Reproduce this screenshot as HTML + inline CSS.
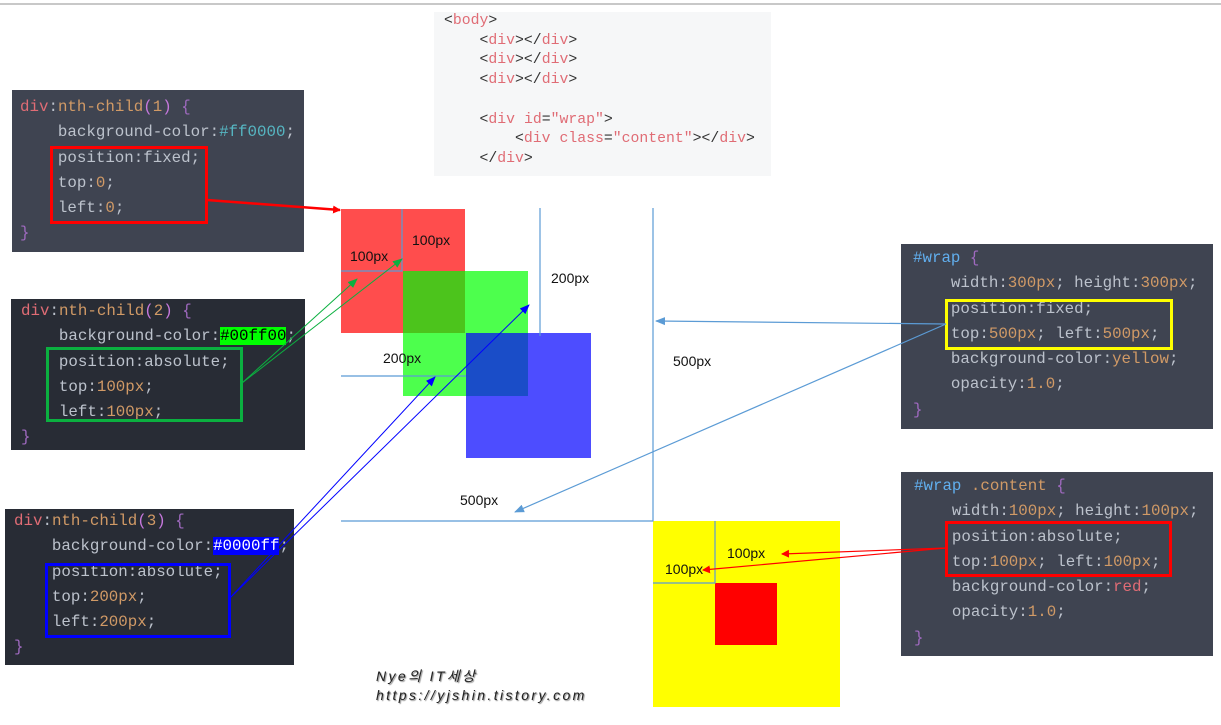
<!DOCTYPE html>
<html><head><meta charset="utf-8"><style>
*{margin:0;padding:0;box-sizing:border-box}
body{width:1221px;height:725px;background:#fff;position:relative;overflow:hidden;font-family:"Liberation Mono",monospace}
.a{position:absolute}
.p{position:absolute;font-size:15.8px;color:#bcc2cc;white-space:pre;line-height:25.3px}
.s{color:#e06c75}.n{color:#d19a66}.h{color:#56b6c2}.b{color:#a06ac0}.w{color:#61afef}.pu{color:#c678dd}
.code{font-size:14.8px;line-height:19.7px;color:#333;white-space:pre}
.t{position:absolute;font-family:"Liberation Sans",sans-serif;font-size:14px;color:#111}
.box{position:absolute;border:3px solid}
</style></head><body>
<div class="a" style="left:0;top:3px;width:1221px;height:2px;background:#c8c8c8"></div>
<div class="a code" style="left:434px;top:12px;width:337px;height:164px;background:#f6f7f8;padding:0 0 0 10px"><div style="position:relative;top:0px">&lt;<span class="s">body</span>&gt;
    &lt;<span class="s">div</span>&gt;&lt;/<span class="s">div</span>&gt;
    &lt;<span class="s">div</span>&gt;&lt;/<span class="s">div</span>&gt;
    &lt;<span class="s">div</span>&gt;&lt;/<span class="s">div</span>&gt;

    &lt;<span class="s">div</span> <span class="s">id</span>=<span class="s">"wrap"</span>&gt;
        &lt;<span class="s">div</span> <span class="s">class</span>=<span class="s">"content"</span>&gt;&lt;/<span class="s">div</span>&gt;
    &lt;/<span class="s">div</span>&gt;</div></div>

<div class="p" style="left:12px;top:90px;width:292px;height:162px;background:#3f4451;padding:5px 0 0 8px"><span class="s">div</span>:<span class="n">nth-child</span><span class="pu">(</span><span class="n">1</span><span class="pu">)</span> <span class="b">{</span>
    background-color:<span class="h">#ff0000</span>;
    position:fixed;
    top:<span class="n">0</span>;
    left:<span class="n">0</span>;
<span class="b">}</span></div>
<div class="box" style="left:50px;top:146px;width:158px;height:78px;border-color:#f00"></div>

<div class="p" style="left:11px;top:299px;width:294px;height:151px;background:#282c35;padding:0 0 0 10px"><span class="s">div</span>:<span class="n">nth-child</span><span class="pu">(</span><span class="n">2</span><span class="pu">)</span> <span class="b">{</span>
    background-color:<span style="background:#0f0;color:#000">#00ff00</span>;
    position:absolute;
    top:<span class="n">100px</span>;
    left:<span class="n">100px</span>;
<span class="b">}</span></div>
<div class="box" style="left:46px;top:347px;width:197px;height:75px;border-color:#0bb040"></div>

<div class="p" style="left:5px;top:509px;width:289px;height:156px;background:#282c35;padding:0 0 0 9px"><span class="s">div</span>:<span class="n">nth-child</span><span class="pu">(</span><span class="n">3</span><span class="pu">)</span> <span class="b">{</span>
    background-color:<span style="background:#00f;color:#fff">#0000ff</span>;
    position:absolute;
    top:<span class="n">200px</span>;
    left:<span class="n">200px</span>;
<span class="b">}</span></div>
<div class="box" style="left:45px;top:563px;width:186px;height:75px;border-color:#00f"></div>

<div class="p" style="left:901px;top:244px;width:312px;height:185px;background:#3f4451;padding:2px 0 0 12px"><span class="w">#wrap</span> <span class="b">{</span>
    width:<span class="n">300px</span>; height:<span class="n">300px</span>;
    position:fixed;
    top:<span class="n">500px</span>; left:<span class="n">500px</span>;
    background-color:<span class="n">yellow</span>;
    opacity:<span class="n">1.0</span>;
<span class="b">}</span></div>
<div class="box" style="left:945px;top:299px;width:228px;height:51px;border-color:#ff0"></div>

<div class="p" style="left:901px;top:472px;width:312px;height:184px;background:#3f4451;padding:2px 0 0 13px"><span class="w">#wrap</span> <span class="n">.content</span> <span class="b">{</span>
    width:<span class="n">100px</span>; height:<span class="n">100px</span>;
    position:absolute;
    top:<span class="n">100px</span>; left:<span class="n">100px</span>;
    background-color:<span class="s">red</span>;
    opacity:<span class="n">1.0</span>;
<span class="b">}</span></div>
<div class="box" style="left:945px;top:521px;width:227px;height:56px;border-color:#f00"></div>

<div class="a" style="left:341px;top:209px;width:124px;height:124px;background:#ff4d4d"></div>
<div class="a" style="left:403px;top:271px;width:125px;height:125px;background:#4dff4d"></div>
<div class="a" style="left:403px;top:271px;width:62px;height:62px;background:#4cc41c"></div>
<div class="a" style="left:466px;top:333px;width:125px;height:125px;background:#4d4dff"></div>
<div class="a" style="left:466px;top:333px;width:62px;height:63px;background:#1a4dc8"></div>
<div class="a" style="left:653px;top:521px;width:187px;height:186px;background:#ffff00"></div>
<div class="a" style="left:715px;top:583px;width:62px;height:62px;background:#ff0000"></div>

<svg class="a" style="left:0;top:0" width="1221" height="725">
<defs>
<marker id="mr" markerWidth="8" markerHeight="8" refX="7" refY="4" orient="auto" markerUnits="userSpaceOnUse"><path d="M0,0L8,4L0,8z" fill="#f00"/></marker>
<marker id="mg" markerWidth="10" markerHeight="10" refX="9" refY="5" orient="auto" markerUnits="userSpaceOnUse"><path d="M0,1L10,5L0,9z" fill="#0bb040"/></marker>
<marker id="mb" markerWidth="10" markerHeight="10" refX="9" refY="5" orient="auto" markerUnits="userSpaceOnUse"><path d="M0,1L10,5L0,9z" fill="#00f"/></marker>
<marker id="ml" markerWidth="10" markerHeight="10" refX="9" refY="5" orient="auto" markerUnits="userSpaceOnUse"><path d="M0,1L10,5L0,9z" fill="#5b9bd5"/></marker>
</defs>
<g stroke="#5b9bd5" stroke-width="1.2" fill="none">
<path d="M402,209V271H341"/>
<path d="M540,208V336"/><path d="M341,376H466"/>
<path d="M653,208V521H341"/>
<path d="M715,521V583H653"/>
<path d="M946,324L656,321" marker-end="url(#ml)"/>
<path d="M946,324L515,512" marker-end="url(#ml)"/>
</g>
<path d="M207,200L340,210" stroke="#f00" stroke-width="2.5" marker-end="url(#mr)"/>
<path d="M242,383L357,279" stroke="#0bb040" stroke-width="1" marker-end="url(#mg)"/>
<path d="M242,383L402,259" stroke="#0bb040" stroke-width="1" marker-end="url(#mg)"/>
<path d="M230,598L435,377" stroke="#00f" stroke-width="1" marker-end="url(#mb)"/>
<path d="M230,598L529,305" stroke="#00f" stroke-width="1" marker-end="url(#mb)"/>
<path d="M946,548L782,554" stroke="#f00" stroke-width="1.2" marker-end="url(#mr)"/>
<path d="M946,548L703,570" stroke="#f00" stroke-width="1.2" marker-end="url(#mr)"/>
</svg>

<div class="t" style="left:350px;top:248px">100px</div>
<div class="t" style="left:412px;top:232px">100px</div>
<div class="t" style="left:551px;top:270px">200px</div>
<div class="t" style="left:383px;top:350px">200px</div>
<div class="t" style="left:673px;top:353px">500px</div>
<div class="t" style="left:460px;top:492px">500px</div>
<div class="t" style="left:727px;top:545px">100px</div>
<div class="t" style="left:665px;top:561px">100px</div>
<div class="a" style="left:376px;top:667px;font-family:'Liberation Sans','Noto Sans CJK KR',sans-serif;font-style:italic;font-size:14px;line-height:19px;color:#222;letter-spacing:2.4px;text-shadow:1px 1px 1px #888">Nye의 IT세상<br>https://yjshin.tistory.com</div>
</body></html>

======

• _Goal of the exercise_: Reproduce all of the material above word for word. Omit the pictures.

• _Complete output_:
Reproduce this screenshot as HTML + inline CSS.
<!DOCTYPE html>
<html><head><meta charset="utf-8"><style>
*{margin:0;padding:0;box-sizing:border-box}
body{width:1221px;height:725px;background:#fff;position:relative;overflow:hidden;font-family:"Liberation Mono",monospace}
.a{position:absolute}
.p{position:absolute;font-size:15.8px;color:#bcc2cc;white-space:pre;line-height:25.3px}
.s{color:#e06c75}.n{color:#d19a66}.h{color:#56b6c2}.b{color:#a06ac0}.w{color:#61afef}.pu{color:#c678dd}
.code{font-size:14.8px;line-height:19.7px;color:#333;white-space:pre}
.t{position:absolute;font-family:"Liberation Sans",sans-serif;font-size:14px;color:#111}
.box{position:absolute;border:3px solid}
</style></head><body>
<div class="a" style="left:0;top:3px;width:1221px;height:2px;background:#c8c8c8"></div>
<div class="a code" style="left:434px;top:12px;width:337px;height:164px;background:#f6f7f8;padding:0 0 0 10px"><div style="position:relative;top:0px">&lt;<span class="s">body</span>&gt;
    &lt;<span class="s">div</span>&gt;&lt;/<span class="s">div</span>&gt;
    &lt;<span class="s">div</span>&gt;&lt;/<span class="s">div</span>&gt;
    &lt;<span class="s">div</span>&gt;&lt;/<span class="s">div</span>&gt;

    &lt;<span class="s">div</span> <span class="s">id</span>=<span class="s">"wrap"</span>&gt;
        &lt;<span class="s">div</span> <span class="s">class</span>=<span class="s">"content"</span>&gt;&lt;/<span class="s">div</span>&gt;
    &lt;/<span class="s">div</span>&gt;</div></div>

<div class="p" style="left:12px;top:90px;width:292px;height:162px;background:#3f4451;padding:5px 0 0 8px"><span class="s">div</span>:<span class="n">nth-child</span><span class="pu">(</span><span class="n">1</span><span class="pu">)</span> <span class="b">{</span>
    background-color:<span class="h">#ff0000</span>;
    position:fixed;
    top:<span class="n">0</span>;
    left:<span class="n">0</span>;
<span class="b">}</span></div>
<div class="box" style="left:50px;top:146px;width:158px;height:78px;border-color:#f00"></div>

<div class="p" style="left:11px;top:299px;width:294px;height:151px;background:#282c35;padding:0 0 0 10px"><span class="s">div</span>:<span class="n">nth-child</span><span class="pu">(</span><span class="n">2</span><span class="pu">)</span> <span class="b">{</span>
    background-color:<span style="background:#0f0;color:#000">#00ff00</span>;
    position:absolute;
    top:<span class="n">100px</span>;
    left:<span class="n">100px</span>;
<span class="b">}</span></div>
<div class="box" style="left:46px;top:347px;width:197px;height:75px;border-color:#0bb040"></div>

<div class="p" style="left:5px;top:509px;width:289px;height:156px;background:#282c35;padding:0 0 0 9px"><span class="s">div</span>:<span class="n">nth-child</span><span class="pu">(</span><span class="n">3</span><span class="pu">)</span> <span class="b">{</span>
    background-color:<span style="background:#00f;color:#fff">#0000ff</span>;
    position:absolute;
    top:<span class="n">200px</span>;
    left:<span class="n">200px</span>;
<span class="b">}</span></div>
<div class="box" style="left:45px;top:563px;width:186px;height:75px;border-color:#00f"></div>

<div class="p" style="left:901px;top:244px;width:312px;height:185px;background:#3f4451;padding:2px 0 0 12px"><span class="w">#wrap</span> <span class="b">{</span>
    width:<span class="n">300px</span>; height:<span class="n">300px</span>;
    position:fixed;
    top:<span class="n">500px</span>; left:<span class="n">500px</span>;
    background-color:<span class="n">yellow</span>;
    opacity:<span class="n">1.0</span>;
<span class="b">}</span></div>
<div class="box" style="left:945px;top:299px;width:228px;height:51px;border-color:#ff0"></div>

<div class="p" style="left:901px;top:472px;width:312px;height:184px;background:#3f4451;padding:2px 0 0 13px"><span class="w">#wrap</span> <span class="n">.content</span> <span class="b">{</span>
    width:<span class="n">100px</span>; height:<span class="n">100px</span>;
    position:absolute;
    top:<span class="n">100px</span>; left:<span class="n">100px</span>;
    background-color:<span class="s">red</span>;
    opacity:<span class="n">1.0</span>;
<span class="b">}</span></div>
<div class="box" style="left:945px;top:521px;width:227px;height:56px;border-color:#f00"></div>

<div class="a" style="left:341px;top:209px;width:124px;height:124px;background:#ff4d4d"></div>
<div class="a" style="left:403px;top:271px;width:125px;height:125px;background:#4dff4d"></div>
<div class="a" style="left:403px;top:271px;width:62px;height:62px;background:#4cc41c"></div>
<div class="a" style="left:466px;top:333px;width:125px;height:125px;background:#4d4dff"></div>
<div class="a" style="left:466px;top:333px;width:62px;height:63px;background:#1a4dc8"></div>
<div class="a" style="left:653px;top:521px;width:187px;height:186px;background:#ffff00"></div>
<div class="a" style="left:715px;top:583px;width:62px;height:62px;background:#ff0000"></div>

<svg class="a" style="left:0;top:0" width="1221" height="725">
<defs>
<marker id="mr" markerWidth="8" markerHeight="8" refX="7" refY="4" orient="auto" markerUnits="userSpaceOnUse"><path d="M0,0L8,4L0,8z" fill="#f00"/></marker>
<marker id="mg" markerWidth="10" markerHeight="10" refX="9" refY="5" orient="auto" markerUnits="userSpaceOnUse"><path d="M0,1L10,5L0,9z" fill="#0bb040"/></marker>
<marker id="mb" markerWidth="10" markerHeight="10" refX="9" refY="5" orient="auto" markerUnits="userSpaceOnUse"><path d="M0,1L10,5L0,9z" fill="#00f"/></marker>
<marker id="ml" markerWidth="10" markerHeight="10" refX="9" refY="5" orient="auto" markerUnits="userSpaceOnUse"><path d="M0,1L10,5L0,9z" fill="#5b9bd5"/></marker>
</defs>
<g stroke="#5b9bd5" stroke-width="1.2" fill="none">
<path d="M402,209V271H341"/>
<path d="M540,208V336"/><path d="M341,376H466"/>
<path d="M653,208V521H341"/>
<path d="M715,521V583H653"/>
<path d="M946,324L656,321" marker-end="url(#ml)"/>
<path d="M946,324L515,512" marker-end="url(#ml)"/>
</g>
<path d="M207,200L340,210" stroke="#f00" stroke-width="2.5" marker-end="url(#mr)"/>
<path d="M242,383L357,279" stroke="#0bb040" stroke-width="1" marker-end="url(#mg)"/>
<path d="M242,383L402,259" stroke="#0bb040" stroke-width="1" marker-end="url(#mg)"/>
<path d="M230,598L435,377" stroke="#00f" stroke-width="1" marker-end="url(#mb)"/>
<path d="M230,598L529,305" stroke="#00f" stroke-width="1" marker-end="url(#mb)"/>
<path d="M946,548L782,554" stroke="#f00" stroke-width="1.2" marker-end="url(#mr)"/>
<path d="M946,548L703,570" stroke="#f00" stroke-width="1.2" marker-end="url(#mr)"/>
</svg>

<div class="t" style="left:350px;top:248px">100px</div>
<div class="t" style="left:412px;top:232px">100px</div>
<div class="t" style="left:551px;top:270px">200px</div>
<div class="t" style="left:383px;top:350px">200px</div>
<div class="t" style="left:673px;top:353px">500px</div>
<div class="t" style="left:460px;top:492px">500px</div>
<div class="t" style="left:727px;top:545px">100px</div>
<div class="t" style="left:665px;top:561px">100px</div>
<div class="a" style="left:376px;top:667px;font-family:'Liberation Sans','Noto Sans CJK KR',sans-serif;font-style:italic;font-size:14px;line-height:19px;color:#222;letter-spacing:2.4px;text-shadow:1px 1px 1px #888">Nye의 IT세상<br>https://yjshin.tistory.com</div>
</body></html>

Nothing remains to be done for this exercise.